Utes have become a major player
Tribe seeks to unlock methane mysteries, harness seeping gas
By Burt Hubbard, Rocky Mountain News (Contact)
Monday, December 10, 2007
Photo by Matt McClain
Jonathan Begay works on a monitoring well on the Southern Ute Indian Reservation in La Plata County. Ute officials are considering converting 12 such wells into production wells and selling the captured gas to heat homes.
Along a ridge south of Soda Springs on the Southern Ute Reservation, a coal- bed fire burns beneath the surface, hot enough to melt the soles of tennis shoes and to register over 1,000 degrees on high-tech thermometers.
Environmental engineers walk among gray patches of concrete that have been poured into crevices and holes as part of the millions of dollars the tribe has spent to study, remediate and extinguish the fire that has burned for decades.
Lower down the ridge, a series of about a dozen wells stretching several miles through the juniper-dotted landscape vent methane gas into the air. Soon, the gas may be harnessed and sold to heat homes in California.
The Southern Ute Indian Tribe is methodically unraveling the mystery of the coal-bed methane gas seeps that has so far eluded government and energy company officials in La Plata County.
"The seeps had been there forever," said Bob Zahradnik, operating director of the Southern Ute Indian Tribe Growth Fund. "Our concern was (that we might be) accelerating them because of coal methane gas production, and that's why we've been watching it."
The Southern Ute tribe has been a major player in the gas development business since the early 1990s. Their reservation sits on a large pool of coal-bed methane gas in the San Juan Basin.
Between 1949 and 1951, the Bureau of Indian Affairs leased most of the rights to the gas to energy companies, leaving the tribe with little in royalties. But in 1993, after new technology emerged to extract the gas from coal, the tribe began buying back leases and now controls 20 percent of the wells on the reservation.
Since then, its geologists and consultants have developed the most complete picture so far of the impact of gas exploration on the San Juan Basin.
"We have to look at this regionally, whereas operators just look at their acreage," Zahradnik said.
Now, the tribe has set its sights on addressing two environmental problems involving coal beds and the methane gas associated with them.
Gas seeps at the edge of the basin can cause explosions. Tribal officials also have found two large seeps near old coal mines. After analyzing well logs, they believe that increased drilling since the '90s has exacerbated the seeps, Zahradnik said.

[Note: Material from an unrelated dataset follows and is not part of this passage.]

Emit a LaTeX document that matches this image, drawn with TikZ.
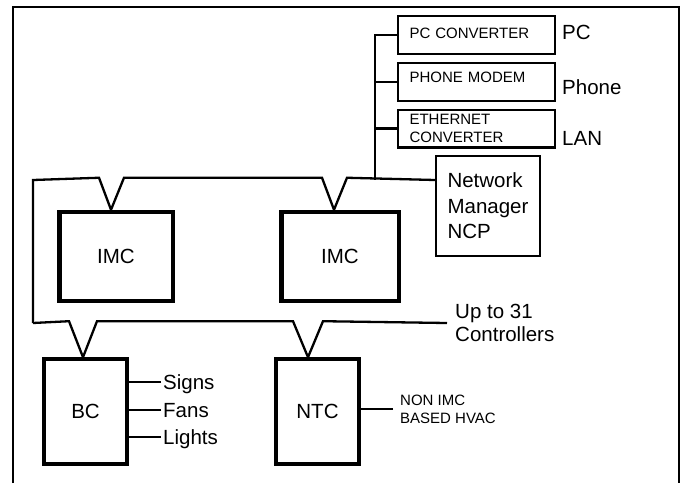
\documentclass[tikz,border=0pt]{standalone}
\usepackage{fontspec}
\setmainfont{Liberation Sans}
\usepackage{tikz}
\usetikzlibrary{positioning,calc}
\newcommand{\bigtxt}{\fontsize{20.5}{24}\selectfont}
\newcommand{\smalltxt}{\fontsize{15}{18}\selectfont}

\begin{document}
\begin{tikzpicture}[x=1pt,y=-1pt,
  bus/.style={line width=2.3pt},
  box/.style={draw,line width=2.4pt,inner sep=0pt},
  imc/.style={draw,line width=4.5pt,inner sep=0pt,minimum height=89pt,font=\bigtxt},
  ctrl/.style={draw,line width=3.6pt,inner sep=0pt,minimum width=83.5pt,minimum height=105pt,font=\bigtxt},
  conv/.style={box,minimum width=156.6pt,minimum height=37.6pt,text width=134pt,align=left,font=\smalltxt},
  tag/.style={anchor=west,inner xsep=2pt,inner ysep=0pt,text height=14.5pt,text depth=0pt,font=\bigtxt}]
  \useasboundingbox (0,0) rectangle (683,483);
  % frame, open at the bottom
  \draw[bus] (13,483) -- (13,7) -- (679,7) -- (679,483);
  % controllers
  \node[imc,minimum width=113.5pt] (imcL) at (116,256.5) {IMC};
  \node[imc,minimum width=117.5pt] (imcR) at (340,256.5) {IMC};
  \node[ctrl] (bc) at (85.5,411.5) {BC};
  \node[ctrl] (ntc) at (317.5,411.5) {NTC};
  \node[box,minimum width=103.6pt,minimum height=99.6pt,align=left,font=\fontsize{20.5}{25.5}\selectfont] (ncp) at (488,206) {Network\\Manager\\NCP};
  % interfaces
  \node[conv,text depth=4pt] (pcconv) at (476.5,35) {PC CONVERTER};
  \node[conv,text depth=9pt] (modem) at (476.5,82) {PHONE MODEM};
  \node[conv] (ethconv) at (476.5,128.5) {ETHERNET\\CONVERTER};
  \node[tag,inner xsep=1pt] (pc) at (561,32) {PC};
  \node[tag,inner xsep=1pt] (phone) at (561,87) {Phone};
  \node[tag,inner xsep=1pt] (lan) at (561,138) {LAN};
  % interface bus
  \coordinate (vb) at (375,180);
  \draw[bus] (pcconv.west) -| (vb);
  \draw[bus] (modem.west) -- (modem.west -| vb);
  \draw[bus] (ethconv.west) -- (ethconv.west -| vb);
  % network bus, top
  \coordinate (tl) at (33,180);
  \coordinate (bl) at (33,323);
  \coordinate (tapL) at ($(imcL.north)+(-5,0)$);
  \coordinate (tapR) at ($(imcR.north)+(-6,0)$);
  \draw[bus] (bl) -- (tl) -- ($(tapL)+(-12,-32)$) -- (tapL) -- ++(13,-32)
    -- ($(tapR)+(-12,-32)$) -- (tapR) -- ++(13,-32) -- (ncp.west |- tl);
  % network bus, bottom
  \node[anchor=west,align=left,inner sep=0pt,font=\fontsize{20.5}{23}\selectfont] (upto) at (455,323) {Up to 31\\Controllers};
  \coordinate (tapB) at ($(bc.north)+(-2.5,0)$);
  \coordinate (tapN) at ($(ntc.north)+(-9.5,0)$);
  \draw[bus] (bl) -- ($(tapB)+(-14,-36)$) -- (tapB) -- ++(14,-36)
    -- ($(tapN)+(-15,-36)$) -- (tapN) -- ++(15,-36) -- ([xshift=-8pt]upto.west);
  % BC outputs
  \node[tag] (signs) at (161,382) {Signs};
  \node[tag] (fans) at (161,410) {Fans};
  \node[tag] (lights) at (161,437) {Lights};
  \foreach \o in {signs,fans,lights} \draw[bus] (\o.west) -- (\o.west -| bc.east);
  % NTC output
  \node[anchor=west,align=left,inner xsep=7pt,inner ysep=0pt,font=\smalltxt] (hvac) at (393,409) {NON IMC\\BASED HVAC};
  \draw[bus] (hvac.west) -- (hvac.west -| ntc.east);
\end{tikzpicture}
\end{document}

In addition, the gas is a contributor to global warming, up to 20 times more damaging than carbon dioxide.
To harness the gas before it seeps from the ground, Zahradnik and other tribal officials will propose to tribal leaders that they convert 12 shallow monitoring wells into production wells. Instead of venting the gas into the atmosphere, the wells would capture it, after which it would be processed and sold in California.
If the plan is approved, the system could be in place by the middle of next year, Zahradnik said.
Government and energy company officials are closely following the tribe's progress in hopes that a similar system can be used to mitigate seeps in the rest of La Plata County.
Since the 1990s, seeps have led one energy company, Amoco, to buy and raze at least a half-dozen homes and prompted the county to put up signs near seeps warning residents of the noxious gas being emitted.
"That is one of the mitigation techniques that we, north of the Ute line, are watching, absolutely," said Christi Zeller, director of the La Plata County Energy Council. "We shall see if their idea works."
Then there is the lingering underground coal fire south of Soda Springs on the southwest part of the reservation, which probably has burned for decades if not longer, Zahradnik said.
Again, the tribe is concerned whether drilling has drawn down the water table, exposing more of the coal to oxygen and thus combustion, he said.
Coal fires have characterized the area for centuries. The mountains overlooking the fire are called Cinder Buttes, named after the fires that helped form the sharp ridges.
The tribe has been trying to extinguish the fire since the mid-1990s, slowing it by pouring special high-temperature concrete into the crevices on the surface.
Zahradnik said the tribe nixed the idea of getting rid of the fire by allowing the coal to be mined.
"The tribe decided the fires had much less environmental impact than a massive strip mine."